== Task brief ==
Output every line of the data exactly as it appears.

- - -

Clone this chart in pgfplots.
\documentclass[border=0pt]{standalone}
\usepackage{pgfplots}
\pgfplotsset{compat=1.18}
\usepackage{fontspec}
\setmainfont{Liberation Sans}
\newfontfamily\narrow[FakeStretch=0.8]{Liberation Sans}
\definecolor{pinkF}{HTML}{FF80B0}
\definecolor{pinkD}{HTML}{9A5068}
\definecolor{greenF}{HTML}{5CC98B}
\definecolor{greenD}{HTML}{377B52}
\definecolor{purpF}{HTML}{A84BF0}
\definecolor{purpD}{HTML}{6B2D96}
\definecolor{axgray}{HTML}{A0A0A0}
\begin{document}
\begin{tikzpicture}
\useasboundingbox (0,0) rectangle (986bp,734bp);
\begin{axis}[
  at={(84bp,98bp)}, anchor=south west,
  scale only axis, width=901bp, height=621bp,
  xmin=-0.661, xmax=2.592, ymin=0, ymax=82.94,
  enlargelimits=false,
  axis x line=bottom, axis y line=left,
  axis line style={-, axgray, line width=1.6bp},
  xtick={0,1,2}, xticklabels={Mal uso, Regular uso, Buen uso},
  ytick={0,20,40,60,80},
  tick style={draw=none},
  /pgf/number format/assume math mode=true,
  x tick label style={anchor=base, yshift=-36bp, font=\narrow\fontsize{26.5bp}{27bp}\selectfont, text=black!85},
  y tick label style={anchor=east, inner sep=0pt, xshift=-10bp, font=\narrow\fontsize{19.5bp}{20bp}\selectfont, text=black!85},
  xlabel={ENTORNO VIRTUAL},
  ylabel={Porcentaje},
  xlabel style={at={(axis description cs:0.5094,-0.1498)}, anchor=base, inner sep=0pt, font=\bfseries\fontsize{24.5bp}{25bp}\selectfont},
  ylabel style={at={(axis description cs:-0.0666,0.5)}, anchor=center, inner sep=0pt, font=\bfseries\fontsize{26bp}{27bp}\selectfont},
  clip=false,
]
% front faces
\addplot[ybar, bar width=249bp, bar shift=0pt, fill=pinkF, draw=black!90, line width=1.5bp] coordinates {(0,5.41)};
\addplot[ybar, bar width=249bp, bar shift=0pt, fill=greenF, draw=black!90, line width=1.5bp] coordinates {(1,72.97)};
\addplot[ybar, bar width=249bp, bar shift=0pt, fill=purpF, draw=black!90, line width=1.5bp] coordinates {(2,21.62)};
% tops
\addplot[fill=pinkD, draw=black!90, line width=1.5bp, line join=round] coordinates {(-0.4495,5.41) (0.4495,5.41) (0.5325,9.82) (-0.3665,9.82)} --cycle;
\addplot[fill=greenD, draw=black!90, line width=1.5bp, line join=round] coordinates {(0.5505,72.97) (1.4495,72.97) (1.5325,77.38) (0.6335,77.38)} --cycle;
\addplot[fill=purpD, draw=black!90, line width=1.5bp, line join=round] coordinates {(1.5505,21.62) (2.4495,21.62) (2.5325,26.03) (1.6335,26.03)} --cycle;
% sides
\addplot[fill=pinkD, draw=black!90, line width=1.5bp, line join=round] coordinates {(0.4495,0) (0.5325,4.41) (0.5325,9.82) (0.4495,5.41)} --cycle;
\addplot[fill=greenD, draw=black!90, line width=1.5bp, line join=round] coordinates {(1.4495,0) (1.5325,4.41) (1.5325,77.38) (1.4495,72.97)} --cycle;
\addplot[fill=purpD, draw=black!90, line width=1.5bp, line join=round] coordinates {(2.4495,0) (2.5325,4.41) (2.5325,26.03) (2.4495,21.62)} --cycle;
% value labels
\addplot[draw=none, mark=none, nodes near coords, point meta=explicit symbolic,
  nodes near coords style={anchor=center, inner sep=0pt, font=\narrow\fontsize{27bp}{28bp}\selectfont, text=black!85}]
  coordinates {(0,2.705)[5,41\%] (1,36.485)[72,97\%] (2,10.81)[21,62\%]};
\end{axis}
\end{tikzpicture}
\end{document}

- - -

== Solution to this problem ==
Clone this chart in pgfplots.
\documentclass[border=0pt]{standalone}
\usepackage{pgfplots}
\pgfplotsset{compat=1.18}
\usepackage{fontspec}
\setmainfont{Liberation Sans}
\newfontfamily\narrow[FakeStretch=0.8]{Liberation Sans}
\definecolor{pinkF}{HTML}{FF80B0}
\definecolor{pinkD}{HTML}{9A5068}
\definecolor{greenF}{HTML}{5CC98B}
\definecolor{greenD}{HTML}{377B52}
\definecolor{purpF}{HTML}{A84BF0}
\definecolor{purpD}{HTML}{6B2D96}
\definecolor{axgray}{HTML}{A0A0A0}
\begin{document}
\begin{tikzpicture}
\useasboundingbox (0,0) rectangle (986bp,734bp);
\begin{axis}[
  at={(84bp,98bp)}, anchor=south west,
  scale only axis, width=901bp, height=621bp,
  xmin=-0.661, xmax=2.592, ymin=0, ymax=82.94,
  enlargelimits=false,
  axis x line=bottom, axis y line=left,
  axis line style={-, axgray, line width=1.6bp},
  xtick={0,1,2}, xticklabels={Mal uso, Regular uso, Buen uso},
  ytick={0,20,40,60,80},
  tick style={draw=none},
  /pgf/number format/assume math mode=true,
  x tick label style={anchor=base, yshift=-36bp, font=\narrow\fontsize{26.5bp}{27bp}\selectfont, text=black!85},
  y tick label style={anchor=east, inner sep=0pt, xshift=-10bp, font=\narrow\fontsize{19.5bp}{20bp}\selectfont, text=black!85},
  xlabel={ENTORNO VIRTUAL},
  ylabel={Porcentaje},
  xlabel style={at={(axis description cs:0.5094,-0.1498)}, anchor=base, inner sep=0pt, font=\bfseries\fontsize{24.5bp}{25bp}\selectfont},
  ylabel style={at={(axis description cs:-0.0666,0.5)}, anchor=center, inner sep=0pt, font=\bfseries\fontsize{26bp}{27bp}\selectfont},
  clip=false,
]
% front faces
\addplot[ybar, bar width=249bp, bar shift=0pt, fill=pinkF, draw=black!90, line width=1.5bp] coordinates {(0,5.41)};
\addplot[ybar, bar width=249bp, bar shift=0pt, fill=greenF, draw=black!90, line width=1.5bp] coordinates {(1,72.97)};
\addplot[ybar, bar width=249bp, bar shift=0pt, fill=purpF, draw=black!90, line width=1.5bp] coordinates {(2,21.62)};
% tops
\addplot[fill=pinkD, draw=black!90, line width=1.5bp, line join=round] coordinates {(-0.4495,5.41) (0.4495,5.41) (0.5325,9.82) (-0.3665,9.82)} --cycle;
\addplot[fill=greenD, draw=black!90, line width=1.5bp, line join=round] coordinates {(0.5505,72.97) (1.4495,72.97) (1.5325,77.38) (0.6335,77.38)} --cycle;
\addplot[fill=purpD, draw=black!90, line width=1.5bp, line join=round] coordinates {(1.5505,21.62) (2.4495,21.62) (2.5325,26.03) (1.6335,26.03)} --cycle;
% sides
\addplot[fill=pinkD, draw=black!90, line width=1.5bp, line join=round] coordinates {(0.4495,0) (0.5325,4.41) (0.5325,9.82) (0.4495,5.41)} --cycle;
\addplot[fill=greenD, draw=black!90, line width=1.5bp, line join=round] coordinates {(1.4495,0) (1.5325,4.41) (1.5325,77.38) (1.4495,72.97)} --cycle;
\addplot[fill=purpD, draw=black!90, line width=1.5bp, line join=round] coordinates {(2.4495,0) (2.5325,4.41) (2.5325,26.03) (2.4495,21.62)} --cycle;
% value labels
\addplot[draw=none, mark=none, nodes near coords, point meta=explicit symbolic,
  nodes near coords style={anchor=center, inner sep=0pt, font=\narrow\fontsize{27bp}{28bp}\selectfont, text=black!85}]
  coordinates {(0,2.705)[5,41\%] (1,36.485)[72,97\%] (2,10.81)[21,62\%]};
\end{axis}
\end{tikzpicture}
\end{document}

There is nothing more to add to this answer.